フィンスタビライザーは、船底近くの両絃に魚のひれ(フィン)のように突き出した板で、角度を自動調節して揚力を発生させ、船の横揺れを抑える装置。接岸時や揺れの少ない時は船体に収納される。

北海道大の芳村康男教授「フィンスタビライザーは少々の力で動くものではなく、船体の電気が止った時点の角度を示していると考えられる。フィンスタビライザーの動きだけで転覆するとは考えられず、複合的な原因ではないか」

フィンスタビライザーの異常が、疑われている。

記事の中で言われているようにフィンスタビライザーの異常で船体が横転したのかもしれないし、船体が横転したからフィンスタビライザーの向きが異常になったのかもしれない。いずれにせよ、フィンスタビライザーによって、やっと安定を保って運航しているフェリーの「(あや)うさ」が、私の思考の中に浮かび上がる。また、船体が傾いただけで船体の電気が止ったことも、問題点の一つだろう。

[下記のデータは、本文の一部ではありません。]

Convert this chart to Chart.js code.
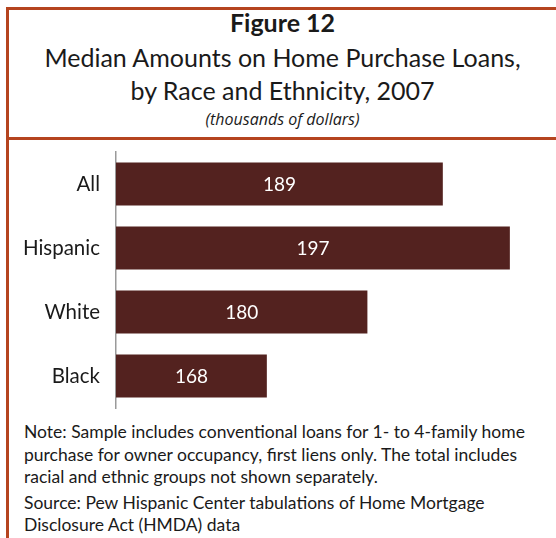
<!DOCTYPE html>
<html>
<head>
<meta charset="utf-8">
<script src="https://cdn.jsdelivr.net/npm/chart.js@4"></script>
<style>
  html, body { margin:0; padding:0; background:#fff; }
  #wrap { position:relative; width:556px; height:538px; overflow:hidden; font-family: Lato, "Open Sans", sans-serif; color:#1a1a1a; }
  .frameL { position:absolute; left:6px; top:7px; width:3px; height:540px; background:#b5441f; }
  .frameT { position:absolute; left:6px; top:7px; width:560px; height:3px; background:#b5441f; }
  .frameM { position:absolute; left:6px; top:137px; width:560px; height:3px; background:#b5441f; }
  .t { position:absolute; left:9px; width:547px; text-align:center; white-space:nowrap; line-height:30px; }
  #t1 { top:7px; font-size:25px; font-weight:bold; }
  #t2 { top:42px; font-size:25px; }
  #t3 { top:75px; font-size:25px; }
  #t4 { top:108px; font-size:16px; font-style:italic; font-family:"Open Sans", sans-serif; line-height:22px; }
  .note { position:absolute; left:24px; font-size:17.5px; line-height:21px; white-space:nowrap; }
  #c { position:absolute; left:0; top:0; }
</style>
</head>
<body>
<div id="wrap">
  <div class="frameL"></div>
  <div class="frameT"></div>
  <div class="frameM"></div>
  <div class="t" id="t1">Figure 12</div>
  <div class="t" id="t2">Median Amounts on Home Purchase Loans,</div>
  <div class="t" id="t3">by Race and Ethnicity, 2007</div>
  <div class="t" id="t4">(thousands of dollars)</div>
  <div class="note" style="top:421px">Note: Sample includes conventional loans for 1- to 4-family home</div>
  <div class="note" style="top:444px">purchase for owner occupancy, first liens only. The total includes</div>
  <div class="note" style="top:466px">racial and ethnic groups not shown separately.</div>
  <div class="note" style="top:492px">Source: Pew Hispanic Center tabulations of Home Mortgage</div>
  <div class="note" style="top:514px">Disclosure Act (HMDA) data</div>
  <canvas id="c" width="556" height="538"></canvas>
</div>
<script>
const categories = ["All", "Hispanic", "White", "Black"];
const values = [189, 197, 180, 168];
const axisMin = 150;
const axisMax = 200;

const barLabels = {
  id: 'barLabels',
  afterDraw(chart) {
    const ctx = chart.ctx;
    const xs = chart.scales.x;
    const ys = chart.scales.y;
    ctx.save();
    ctx.fillStyle = '#ffffff';
    ctx.font = '19px Lato, "Open Sans", sans-serif';
    ctx.textAlign = 'center';
    ctx.textBaseline = 'middle';
    values.forEach((v, i) => {
      const x0 = xs.getPixelForValue(axisMin);
      const x1 = xs.getPixelForValue(v);
      const y = ys.getPixelForValue(i);
      ctx.fillText(String(v), (x0 + x1) / 2, y + 1);
    });
    ctx.restore();
  }
};

new Chart(document.getElementById('c'), {
  type: 'bar',
  data: {
    labels: categories,
    datasets: [{
      data: values,
      backgroundColor: '#53221f',
      borderWidth: 0,
      barPercentage: 0.67,
      categoryPercentage: 1.0
    }]
  },
  options: {
    indexAxis: 'y',
    responsive: false,
    animation: false,
    devicePixelRatio: 1,
    layout: { padding: { top: 152, bottom: 130, left: 0, right: 21 } },
    plugins: { legend: { display: false }, tooltip: { enabled: false } },
    scales: {
      x: { display: false, min: axisMin, max: axisMax },
      y: {
        afterFit(scale) { scale.width = 116; },
        grid: { display: false, drawTicks: false },
        border: { display: true, color: '#9a9a9a', width: 1.5 },
        ticks: { color: '#1a1a1a', font: { size: 20.5, family: 'Lato, "Open Sans", sans-serif' }, padding: 16 }
      }
    }
  },
  plugins: [barLabels]
});
</script>
</body>
</html>
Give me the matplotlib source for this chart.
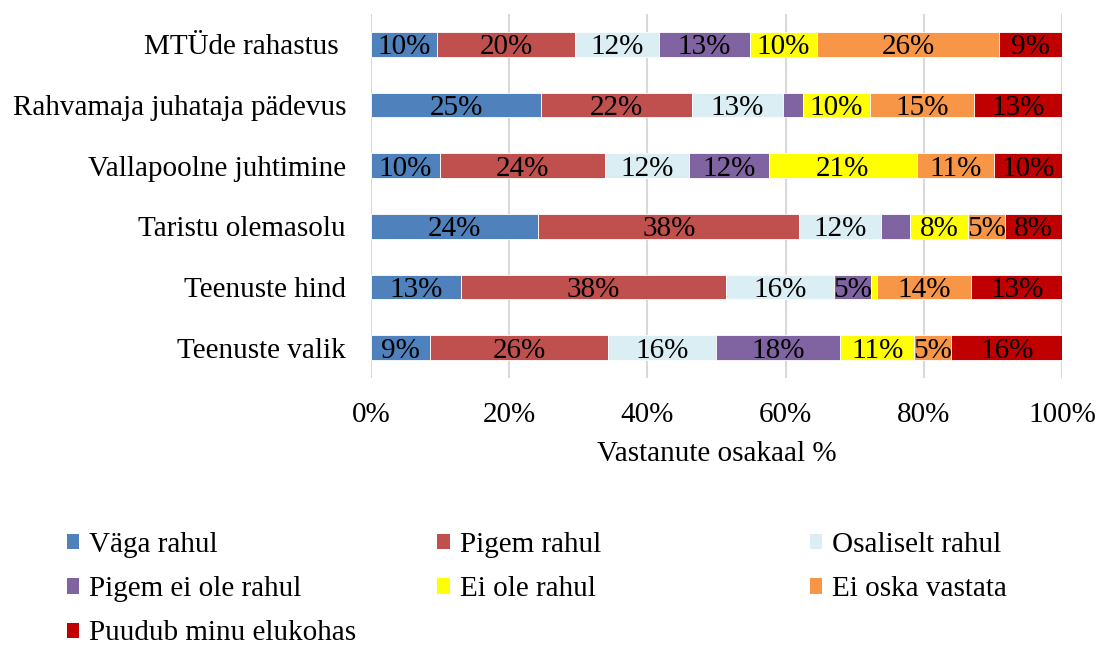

座礁した時の写真を見ると、船腹から突き出た一本のオールのような、小さな「ひれ」がある。船体が大きく傾き、電気系統も止ってしまった時の角度が保たれているとするなら、確かに異常である。本来、横揺れを防ぐものが、横揺れを助長したことになる。

故障したとすれば、それ以前に予兆のような現象が発生していたとか、警告ランプで示されるようなことがあっていいはずだが、船長などは、フィンスタビライザーの故障にはぜんぜん気づかなかったというから、一発の大波に揺られた時に、突然壊れたことになる。

フィンスタビライザーが故障したというより、フィンスタビライザーが不規則な波に対応できなかったという疑いを私はもつ。フィン角度の自動調節システムが、大波の不意打ちをくらって、船のローリングを増大させてしまった疑いだ。つまり、荒波の中で船がやや左に傾いたことが前提としてあり、それに対応してフィンスタビライザーの制御が船を右に傾ける働きをはじめたところに、左から不規則な波が船体に当たったので、スタビライザーと波の相乗効果で船体が右へいっきに傾いてしまったというケースが考えられる。そこで船の電力が止ってしまったから、フィンスタビライザーの向きが右のままになっていたのだろう。フィンスタビライザーは、船の傾きに関しては感知できるが、波がどちらから来るかはわかっていないのだ。船の傾きを助長するようなスタビライザーなら、ない方がよい。